Subjective utility paradox in a classic gift economy cycle with loss aversion


Decision research is full of fun paradoxes.  Here’s one I came up with the other day. I’d love to know if it’s already been explored.

  1. Imagine a group of people trading Kahneman’s coffee cup amongst themselves.
  2. If you can require that it will keep being traded, loss aversion predicts that it’ll become more valuable over time, as everyone sells it for more than they got it.
  3. Connect those people in a ring and as the cup gets traded around its value will diverge. It will become invaluable.
Kula bracelet


  • This could be a mechanism for things transitioning from having economic to cultural value, a counter-trend to the cultural->economic trend of Israeli-daycare-style crowding out.
  • The cup of course doesn’t actually have to attain infinite value for this model to be interesting.  If it increases in value at all over several people, then that’s evidence for the mechanism.
  • Step 2 at least, and probably 3, aren’t giant leaps. Who would know if this argument has been made before?
  • There is a real world case for this.  A bit too complicated to be clean-cut evidence, but at least suggestive.  The archetypal example of gift economies was the Kula ring, in which two types of symbolic gift were obligatorily traded for each other over a ring of islands, with one type of gift circulating clockwise  and the other counter-clockwise through the islands.
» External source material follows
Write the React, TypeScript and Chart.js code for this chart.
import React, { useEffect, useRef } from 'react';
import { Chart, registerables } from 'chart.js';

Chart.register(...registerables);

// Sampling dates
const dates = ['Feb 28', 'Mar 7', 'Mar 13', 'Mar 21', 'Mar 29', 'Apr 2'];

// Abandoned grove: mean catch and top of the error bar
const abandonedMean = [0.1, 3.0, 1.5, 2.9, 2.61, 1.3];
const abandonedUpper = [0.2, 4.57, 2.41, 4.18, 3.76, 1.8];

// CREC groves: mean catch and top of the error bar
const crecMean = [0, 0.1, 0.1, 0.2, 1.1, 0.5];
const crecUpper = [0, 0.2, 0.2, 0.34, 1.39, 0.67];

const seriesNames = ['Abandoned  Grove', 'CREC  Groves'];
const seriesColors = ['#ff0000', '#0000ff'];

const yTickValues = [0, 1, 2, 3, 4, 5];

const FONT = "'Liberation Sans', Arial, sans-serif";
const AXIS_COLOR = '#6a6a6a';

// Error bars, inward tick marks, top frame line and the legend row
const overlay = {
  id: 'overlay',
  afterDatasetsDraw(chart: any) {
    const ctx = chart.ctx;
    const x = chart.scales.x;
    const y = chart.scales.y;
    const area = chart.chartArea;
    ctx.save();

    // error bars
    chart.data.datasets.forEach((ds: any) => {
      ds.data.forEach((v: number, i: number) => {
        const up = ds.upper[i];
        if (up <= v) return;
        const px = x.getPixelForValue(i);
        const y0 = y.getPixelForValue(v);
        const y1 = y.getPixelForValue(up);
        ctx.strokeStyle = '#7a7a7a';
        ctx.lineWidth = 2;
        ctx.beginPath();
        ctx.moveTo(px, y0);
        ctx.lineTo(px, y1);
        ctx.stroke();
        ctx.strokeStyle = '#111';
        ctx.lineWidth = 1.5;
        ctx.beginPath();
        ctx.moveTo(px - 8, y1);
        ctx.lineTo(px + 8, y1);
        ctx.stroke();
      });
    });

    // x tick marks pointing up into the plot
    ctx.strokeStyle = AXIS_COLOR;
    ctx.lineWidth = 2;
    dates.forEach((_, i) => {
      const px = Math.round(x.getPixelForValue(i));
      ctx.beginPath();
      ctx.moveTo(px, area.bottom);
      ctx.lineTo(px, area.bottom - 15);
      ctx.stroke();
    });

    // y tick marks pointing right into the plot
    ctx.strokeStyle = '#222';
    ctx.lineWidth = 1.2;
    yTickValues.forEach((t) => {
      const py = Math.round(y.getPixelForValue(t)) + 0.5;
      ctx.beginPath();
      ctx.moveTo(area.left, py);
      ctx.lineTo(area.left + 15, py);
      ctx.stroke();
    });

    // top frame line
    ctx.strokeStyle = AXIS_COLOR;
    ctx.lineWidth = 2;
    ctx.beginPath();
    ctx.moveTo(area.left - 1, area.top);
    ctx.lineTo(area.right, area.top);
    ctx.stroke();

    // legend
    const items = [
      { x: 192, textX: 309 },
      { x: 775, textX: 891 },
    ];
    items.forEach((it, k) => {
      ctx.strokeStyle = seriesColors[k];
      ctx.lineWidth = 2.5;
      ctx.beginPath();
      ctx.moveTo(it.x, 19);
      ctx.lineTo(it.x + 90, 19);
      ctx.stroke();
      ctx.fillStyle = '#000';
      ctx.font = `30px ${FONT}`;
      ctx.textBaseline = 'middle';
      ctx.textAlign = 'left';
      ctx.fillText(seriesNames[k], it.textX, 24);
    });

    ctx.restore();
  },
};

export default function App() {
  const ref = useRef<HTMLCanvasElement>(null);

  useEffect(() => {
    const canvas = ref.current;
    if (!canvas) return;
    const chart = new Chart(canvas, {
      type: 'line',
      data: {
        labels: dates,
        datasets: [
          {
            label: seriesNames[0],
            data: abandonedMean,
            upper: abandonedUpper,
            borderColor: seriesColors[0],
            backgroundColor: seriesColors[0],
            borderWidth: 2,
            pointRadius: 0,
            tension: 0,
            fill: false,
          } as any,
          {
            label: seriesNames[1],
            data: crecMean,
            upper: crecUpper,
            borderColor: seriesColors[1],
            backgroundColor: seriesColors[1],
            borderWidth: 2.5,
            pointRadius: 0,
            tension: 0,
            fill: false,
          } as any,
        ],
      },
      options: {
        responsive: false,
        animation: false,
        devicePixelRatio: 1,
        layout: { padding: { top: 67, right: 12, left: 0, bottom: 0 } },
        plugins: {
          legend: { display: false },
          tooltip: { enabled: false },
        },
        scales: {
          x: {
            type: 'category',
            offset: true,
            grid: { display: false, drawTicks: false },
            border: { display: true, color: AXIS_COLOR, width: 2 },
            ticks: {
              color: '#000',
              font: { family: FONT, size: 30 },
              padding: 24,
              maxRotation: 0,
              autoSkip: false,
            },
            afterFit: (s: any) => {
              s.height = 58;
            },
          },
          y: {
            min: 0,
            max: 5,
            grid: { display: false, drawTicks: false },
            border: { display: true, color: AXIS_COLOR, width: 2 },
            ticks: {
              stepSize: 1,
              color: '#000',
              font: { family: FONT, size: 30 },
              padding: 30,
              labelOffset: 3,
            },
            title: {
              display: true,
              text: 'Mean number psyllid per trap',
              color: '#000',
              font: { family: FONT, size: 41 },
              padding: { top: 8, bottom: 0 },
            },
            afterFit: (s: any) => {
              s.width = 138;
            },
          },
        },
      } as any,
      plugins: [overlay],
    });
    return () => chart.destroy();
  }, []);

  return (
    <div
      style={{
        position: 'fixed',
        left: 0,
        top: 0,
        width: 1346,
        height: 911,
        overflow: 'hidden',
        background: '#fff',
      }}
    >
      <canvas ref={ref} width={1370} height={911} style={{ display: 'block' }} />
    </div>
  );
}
These items had no practical use, they existed only to trade.  They became highly sought-after over time, as indicators of status.  In the variant described, both types of items should become invaluable over both directions around the circle, but should remain tradable for each other.
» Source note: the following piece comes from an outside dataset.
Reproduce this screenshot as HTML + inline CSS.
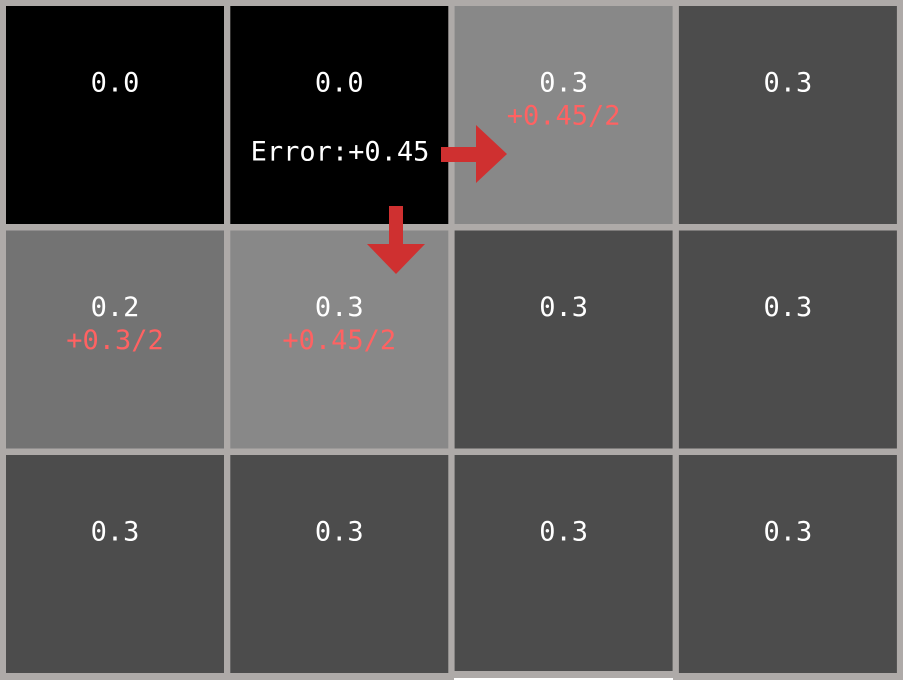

  • This example ends up as a fun paradox for utilitarianism under boundedly rational agents, a la Nozick’s utility monster, which subjectively enjoys everything more than everyone, and therefore under a utilitarian social scheme should rightfully receive everything.
  • The effect should be smaller as the number of people in the ring gets smaller.  A smaller ring means fewer steps until I’ve seen the object twice (less memory decay).  My memory that the thing was less valuable yesterday acts here as a counterbalance to the inflationary effect of loss aversion.